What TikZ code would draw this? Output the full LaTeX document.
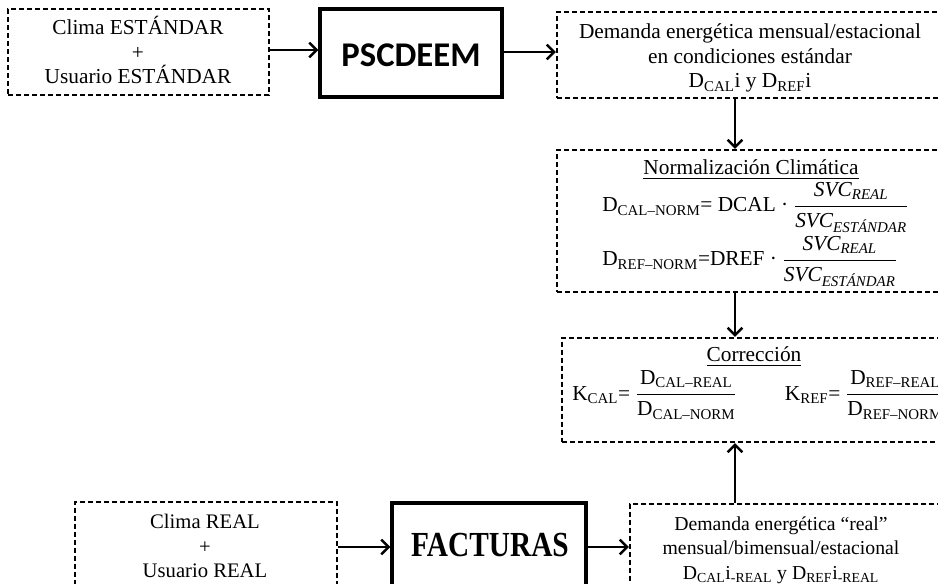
\documentclass[tikz,border=0pt]{standalone}
\usepackage{amsmath}
\usepackage{fontspec}
\setmainfont{Liberation Serif}
\newfontfamily\boxsans{Carlito}
\usetikzlibrary{arrows.meta, positioning, fit}

\begin{document}
\begin{tikzpicture}[
    x=0.75pt, y=-0.75pt,
    dashbox/.style={draw, dash pattern=on 4pt off 2pt, line width=1.75pt, inner sep=0pt},
    solidbox/.style={draw, line width=2.6pt, inner sep=0pt},
    boxtext/.style={align=center, font=\fontsize{16}{18.5}\selectfont, inner sep=0pt},
    eqline/.style={anchor=base, font=\fontsize{16}{18.5}\selectfont, inner sep=0pt},
    flow/.style={-{Straight Barb[length=5.5pt,width=11pt]}, line width=1.8pt},
]
    \useasboundingbox (0,0) rectangle (938,584);
    \clip (0,0) rectangle (938,584);

    % boxes
    \node[dashbox, fit={(8,9) (269,95)}] (estandar) {};
    \node[solidbox, fit={(320,9) (502,97)}] (pscdeem) {};
    \node[dashbox, fit={(557,12) (960,98)}] (demstd) {};
    \node[dashbox, fit={(557,150) (960,292)}] (norm) {};
    \node[dashbox, fit={(562,338) (960,442)}] (corr) {};
    \node[dashbox, fit={(75,502) (337,620)}] (real) {};
    \node[solidbox, fit={(392,503) (586,620)}] (facturas) {};
    \node[dashbox, fit={(630,504) (960,620)}] (demreal) {};

    % texts
    \node[boxtext] (t-estandar) at (138,50) {Clima ESTÁNDAR\\+\\Usuario ESTÁNDAR};
    \node[inner sep=0pt, font=\boxsans\bfseries\fontsize{26}{26}\selectfont] (t-pscdeem) at (411,55) {PSCDEEM};
    \node[boxtext] (t-demstd) at (750,58) {Demanda energética mensual/estacional\\en condiciones estándar\\D\textsubscript{CAL}i y D\textsubscript{REF}i};
    \node[eqline] (t-norm) at (751,175) {\underline{Normalización Climática}};
    \node[eqline, anchor=base west] (eq-cal) at (602,212) {D\textsubscript{CAL–NORM}= DCAL · $\dfrac{\textit{SVC}_{\textit{REAL}}}{\textit{SVC}_{\textit{ESTÁNDAR}}}$};
    \node[eqline, anchor=base west] (eq-ref) at (602,266) {D\textsubscript{REF–NORM}=DREF · $\dfrac{\textit{SVC}_{\textit{REAL}}}{\textit{SVC}_{\textit{ESTÁNDAR}}}$};
    \node[eqline] (t-corr) at (754,362) {\underline{Corrección}};
    \node[eqline, anchor=base west] (eq-k) at (572,400) {K\textsubscript{CAL}= $\dfrac{\text{D\textsubscript{CAL–REAL}}}{\text{D\textsubscript{CAL–NORM}}}$\hspace{36pt}K\textsubscript{REF}= $\dfrac{\text{D\textsubscript{REF–REAL}}}{\text{D\textsubscript{REF–NORM}}}$};
    \node[boxtext, font=\fontsize{15.5}{18.5}\selectfont] (t-real) at (205,546) {Clima REAL\\+\\Usuario REAL};
    \node[inner sep=0pt, font=\bfseries\fontsize{22}{22}\selectfont] (t-facturas) at (490,545) {\scalebox{1}[1.2]{FACTURAS}};
    \node[boxtext, font=\fontsize{14.8}{18.5}\selectfont] (t-demreal) at (781,550) {Demanda energética “real”\\mensual/bimensual/estacional\\D\textsubscript{CAL}i\textsubscript{-REAL} y D\textsubscript{REF}i\textsubscript{-REAL}};

    % connectors
    \coordinate (axis) at (735,0);
    \coordinate (rowb) at (0,547);
    \draw[flow] (estandar.east |- 0,50) -- (pscdeem.west |- 0,50);
    \draw[flow] (pscdeem.east |- 0,52) -- (demstd.west |- 0,52);
    \draw[flow] (demstd.south -| axis) -- (norm.north -| axis);
    \draw[flow] (norm.south -| axis) -- (corr.north -| axis);
    \draw[flow] (demreal.north -| axis) -- (corr.south -| axis);
    \draw[flow] (real.east |- rowb) -- (facturas.west |- rowb);
    \draw[flow] (facturas.east |- rowb) -- (demreal.west |- rowb);
\end{tikzpicture}
\end{document}
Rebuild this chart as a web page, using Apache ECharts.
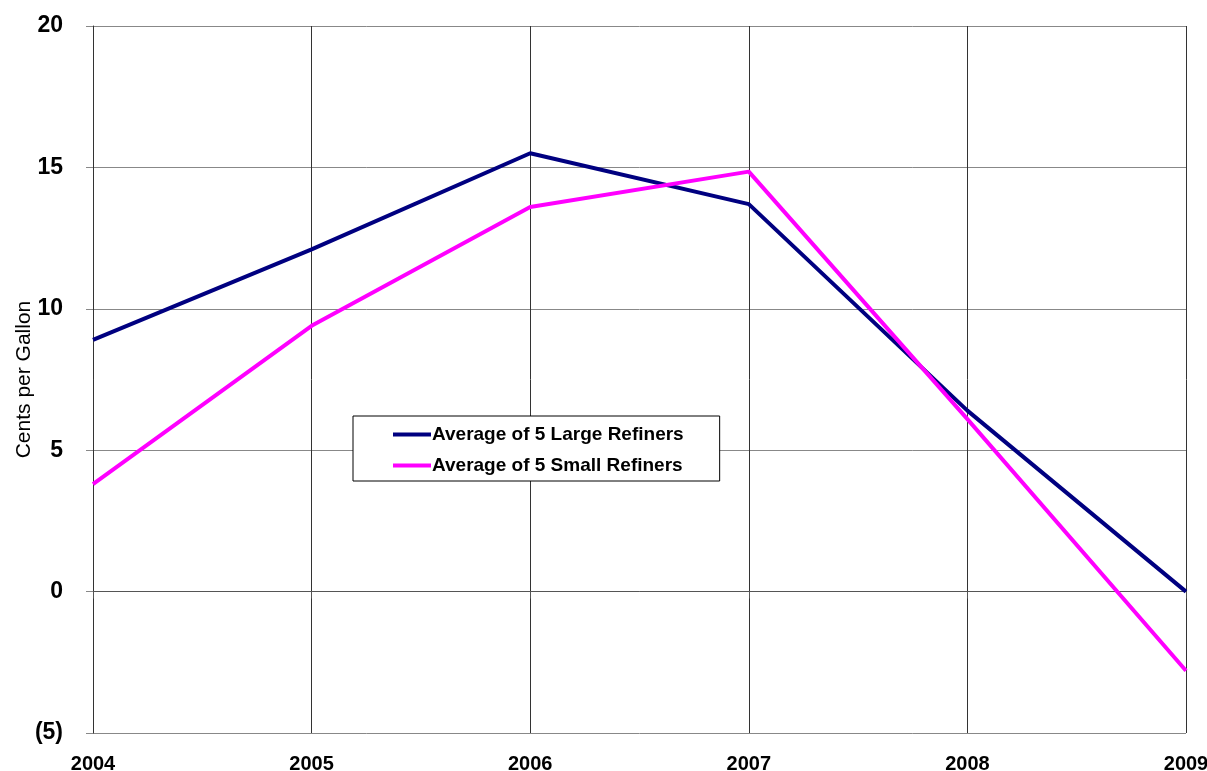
<!DOCTYPE html>
<html>
<head>
<meta charset="utf-8">
<script src="https://cdn.jsdelivr.net/npm/echarts@6/dist/echarts.min.js"></script>
<style>
  html, body { margin: 0; padding: 0; background: #fff; }
  #chart { width: 1207px; height: 771px; }
</style>
</head>
<body>
<div id="chart"></div>
<script>
const years = ["2004", "2005", "2006", "2007", "2008", "2009"];
const largeRefiners = [8.9, 12.1, 15.5, 13.7, 6.4, 0.0];
const smallRefiners = [3.8, 9.4, 13.6, 14.85, 6.1, -2.8];
const yTicks = { min: -5, max: 20, step: 5 };

const chart = echarts.init(document.getElementById("chart"));

const option = {
  animation: false,
  textStyle: { fontFamily: "Liberation Sans, Arial, sans-serif" },
  grid: { left: 93, right: 21, top: 26, bottom: 38, containLabel: false, outerBoundsMode: "none" },
  legend: {
    orient: "vertical",
    left: 353,
    top: 416,
    padding: [9, 36, 6, 40],
    backgroundColor: "#fff",
    borderColor: "#000",
    borderWidth: 1,
    borderRadius: 0,
    itemWidth: 38,
    itemHeight: 4,
    itemGap: 12,
    icon: "rect",
    textStyle: { fontSize: 19, fontWeight: "bold", color: "#000", padding: [0, 0, 0, -4] },
    data: ["Average of 5 Large Refiners", "Average of 5 Small Refiners"]
  },
  xAxis: {
    type: "category",
    data: years,
    boundaryGap: false,
    axisLine: { lineStyle: { color: "#555", width: 1 } },
    axisTick: { show: true, length: 7, inside: false, lineStyle: { color: "#555" } },
    axisLabel: { fontSize: 20, fontWeight: "bold", color: "#000", margin: 21 },
    splitLine: { show: true, lineStyle: { color: "#333", width: 1 } }
  },
  yAxis: {
    type: "value",
    min: yTicks.min,
    max: yTicks.max,
    interval: yTicks.step,
    name: "Cents per Gallon",
    nameLocation: "middle",
    nameGap: 58,
    nameRotate: 90,
    nameMoveOverlap: false,
    nameTextStyle: { fontSize: 21, color: "#000", padding: [0, 0, 0, 0] },
    axisLine: { show: true, lineStyle: { color: "#333", width: 1 } },
    axisTick: { show: true, length: 7, inside: false, lineStyle: { color: "#888" } },
    axisLabel: {
      fontSize: 23,
      fontWeight: "bold",
      color: "#000",
      margin: 30,
      formatter: (v) => (v < 0 ? "(" + Math.abs(v) + ")" : String(v))
    },
    splitLine: { show: true, lineStyle: { color: "#888", width: 1 } }
  },
  series: [
    {
      name: "Average of 5 Large Refiners",
      type: "line",
      data: largeRefiners,
      symbol: "none",
      lineStyle: { color: "#000080", width: 4 },
      itemStyle: { color: "#000080" },
      z: 3
    },
    {
      name: "Average of 5 Small Refiners",
      type: "line",
      data: smallRefiners,
      symbol: "none",
      lineStyle: { color: "#FF00FF", width: 4 },
      itemStyle: { color: "#FF00FF" },
      z: 4
    }
  ]
};

chart.setOption(option);
</script>
</body>
</html>
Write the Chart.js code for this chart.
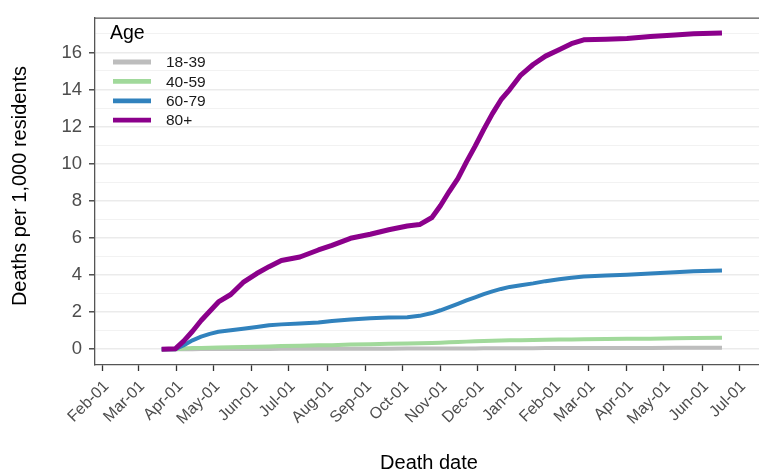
<!DOCTYPE html>
<html lang="en">
<head>
  <meta charset="UTF-8">
  <title>Deaths per 1,000 residents by age</title>
  <script src="https://cdn.jsdelivr.net/npm/chart.js"></script>
  <style>
    html, body { margin: 0; padding: 0; background: #fff; }
    #wrap { width: 759px; height: 476px; position: relative; }
  </style>
</head>
<body>
  <div id="wrap"><canvas id="deathsChart"></canvas></div>

  <script>
    // cumulative deaths per 1,000 residents
    const deathDates = [
      '2020-03-20', '2020-03-31', '2020-04-07', '2020-04-14', '2020-04-21', '2020-04-28',
      '2020-05-05', '2020-05-15', '2020-05-25', '2020-06-05', '2020-06-15', '2020-06-25',
      '2020-07-10', '2020-07-25', '2020-08-05', '2020-08-20', '2020-09-05', '2020-09-20',
      '2020-10-05', '2020-10-15', '2020-10-25', '2020-11-01', '2020-11-08', '2020-11-15',
      '2020-11-22', '2020-11-29', '2020-12-06', '2020-12-13', '2020-12-20', '2020-12-27',
      '2021-01-05', '2021-01-15', '2021-01-25', '2021-02-05', '2021-02-15', '2021-02-25',
      '2021-03-15', '2021-04-01', '2021-04-20', '2021-05-10', '2021-05-25', '2021-06-17'
    ];
    const age18to39 = [
      0, 0, 0.003, 0.005, 0.007, 0.009, 0.01, 0.012, 0.014, 0.016, 0.018, 0.02,
      0.022, 0.024, 0.026, 0.028, 0.03, 0.031, 0.033, 0.034, 0.036, 0.038, 0.04, 0.042,
      0.044, 0.046, 0.048, 0.05, 0.052, 0.054, 0.056, 0.058, 0.06, 0.062, 0.064, 0.066,
      0.068, 0.07, 0.072, 0.074, 0.076, 0.078
    ];
    const age40to59 = [
      0, 0, 0.04, 0.06, 0.07, 0.08, 0.09, 0.11, 0.12, 0.14, 0.15, 0.17,
      0.19, 0.21, 0.22, 0.25, 0.27, 0.29, 0.31, 0.32, 0.34, 0.35, 0.37, 0.39,
      0.41, 0.43, 0.44, 0.46, 0.47, 0.48, 0.49, 0.5, 0.51, 0.52, 0.53, 0.54,
      0.55, 0.56, 0.57, 0.59, 0.6, 0.62
    ];
    const age60to79 = [
      0, 0, 0.22, 0.48, 0.68, 0.83, 0.94, 1.02, 1.1, 1.2, 1.29, 1.34,
      1.39, 1.44, 1.52, 1.6, 1.67, 1.71, 1.73, 1.8, 1.95, 2.1, 2.27, 2.45,
      2.63, 2.8, 2.97, 3.12, 3.25, 3.36, 3.45, 3.55, 3.67, 3.77, 3.85, 3.92,
      3.97, 4.02, 4.08, 4.15, 4.2, 4.24
    ];
    const age80plus = [
      0, 0.02, 0.45, 0.97, 1.55, 2.05, 2.55, 2.95, 3.6, 4.08, 4.45, 4.78,
      4.97, 5.35, 5.6, 5.98, 6.2, 6.44, 6.64, 6.72, 7.1, 7.75, 8.5, 9.2,
      10.1, 10.95, 11.85, 12.7, 13.45, 14.0, 14.78, 15.35, 15.8, 16.15, 16.47, 16.68,
      16.71, 16.75, 16.86, 16.94, 17.0, 17.05
    ];

    const tickDates = [
      '2020-02-01', '2020-03-01', '2020-04-01', '2020-05-01', '2020-06-01', '2020-07-01',
      '2020-08-01', '2020-09-01', '2020-10-01', '2020-11-01', '2020-12-01', '2021-01-01',
      '2021-02-01', '2021-03-01', '2021-04-01', '2021-05-01', '2021-06-01', '2021-07-01'
    ];
    const tickLabels = [
      'Feb-01', 'Mar-01', 'Apr-01', 'May-01', 'Jun-01', 'Jul-01',
      'Aug-01', 'Sep-01', 'Oct-01', 'Nov-01', 'Dec-01', 'Jan-01',
      'Feb-01', 'Mar-01', 'Apr-01', 'May-01', 'Jun-01', 'Jul-01'
    ];
    const yTicks = [0, 1, 2, 3, 4, 5, 6, 7, 8, 9, 10, 11, 12, 13, 14, 15, 16, 17];

    // x is days since 2020-02-01 (no date adapter needed)
    const origin = Date.UTC(2020, 1, 1);
    const toDay = s => {
      const p = s.split('-').map(Number);
      return (Date.UTC(p[0], p[1] - 1, p[2]) - origin) / 86400000;
    };
    const tickDays = tickDates.map(toDay);

    const FONT = '"Liberation Sans", Arial, Helvetica, sans-serif';

    function series(values) {
      return deathDates.map((d, i) => ({ x: toDay(d), y: values[i] }));
    }

    const datasets = [
      { label: '18-39', data: series(age18to39), borderColor: '#bdbdbd', borderWidth: 4, order: 4 },
      { label: '40-59', data: series(age40to59), borderColor: '#a1d99b', borderWidth: 4, order: 3 },
      { label: '60-79', data: series(age60to79), borderColor: '#3182bd', borderWidth: 4, order: 2 },
      { label: '80+',   data: series(age80plus), borderColor: '#8b008b', borderWidth: 5, order: 1 }
    ];
    datasets.forEach(ds => {
      ds.pointRadius = 0;
      ds.tension = 0;
      ds.fill = false;
      ds.borderJoinStyle = 'round';
    });

    // legend inside the panel, axis titles and the top border
    const decorations = {
      id: 'decorations',
      afterDraw(chart) {
        const ctx = chart.ctx;
        const area = chart.chartArea;
        ctx.save();

        ctx.strokeStyle = '#555';
        ctx.lineWidth = 1.3;
        ctx.beginPath();
        ctx.moveTo(area.left, area.top);
        ctx.lineTo(area.right, area.top);
        ctx.stroke();

        ctx.fillStyle = '#000';
        ctx.textBaseline = 'middle';
        ctx.textAlign = 'left';
        ctx.font = '19.5px ' + FONT;
        ctx.fillText('Age', 110, 34);

        ctx.font = '15.5px ' + FONT;
        chart.data.datasets.forEach((ds, i) => {
          const y = 62 + i * 19.4;
          ctx.strokeStyle = ds.borderColor;
          ctx.lineWidth = 4.8;
          ctx.beginPath();
          ctx.moveTo(113, y);
          ctx.lineTo(151, y);
          ctx.stroke();
          ctx.fillStyle = '#1a1a1a';
          ctx.fillText(ds.label, 166, y + 1);
        });

        ctx.fillStyle = '#000';
        ctx.font = '20px ' + FONT;
        ctx.textAlign = 'center';
        ctx.fillText('Death date', 429, 463);

        ctx.translate(20, 186);
        ctx.rotate(-Math.PI / 2);
        ctx.fillText('Deaths per 1,000 residents', 0, 0);

        ctx.restore();
      }
    };

    new Chart(document.getElementById('deathsChart'), {
      type: 'line',
      data: { datasets },
      plugins: [decorations],
      options: {
        responsive: true,
        maintainAspectRatio: false,
        animation: false,
        layout: { padding: { top: 8, left: 0, right: 0, bottom: 0 } },
        plugins: {
          legend: { display: false },
          tooltip: { enabled: false }
        },
        scales: {
          x: {
            type: 'linear',
            min: -6,
            max: 532,
            afterBuildTicks: s => { s.ticks = tickDays.map(v => ({ value: v })); },
            afterFit: s => { s.height = 111; },
            ticks: {
              autoSkip: false,
              minRotation: 45,
              maxRotation: 45,
              padding: 6,
              labelOffset: 4,
              color: '#4d4d4d',
              font: { family: FONT, size: 16 },
              callback: (v, i) => tickLabels[i]
            },
            grid: {
              drawOnChartArea: false,
              drawTicks: true,
              tickLength: 6,
              tickColor: '#333',
              tickWidth: 1.3
            },
            border: { display: true, color: '#555', width: 1.3 }
          },
          y: {
            min: -0.85,
            max: 17.85,
            afterBuildTicks: s => { s.ticks = yTicks.map(v => ({ value: v })); },
            afterFit: s => { s.width = 95; },
            ticks: {
              autoSkip: false,
              padding: 7,
              color: '#4d4d4d',
              font: { family: FONT, size: 18.5 },
              callback: v => (v % 2 === 0 ? String(v) : '')
            },
            grid: {
              drawTicks: true,
              tickLength: 6,
              color: c => (c.tick && c.tick.value % 2 === 0 ? '#ebebeb' : '#f2f2f2'),
              lineWidth: c => (c.tick && c.tick.value % 2 === 0 ? 1.6 : 1),
              tickColor: c => (c.tick && c.tick.value % 2 === 0 ? '#333' : 'rgba(0,0,0,0)'),
              tickWidth: 1.3
            },
            border: { display: true, color: '#555', width: 1.3 }
          }
        }
      }
    });
  </script>
</body>
</html>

● ● ● ● ● ● ●

EXERCISE BRIEF
Extract every line of the records above that contains the word "this".

RESPONSE
What TikZ code would draw this? Output the full LaTeX document.
Rebuild this chart as a web page, using Apache ECharts.
Write the Chart.js code for this chart.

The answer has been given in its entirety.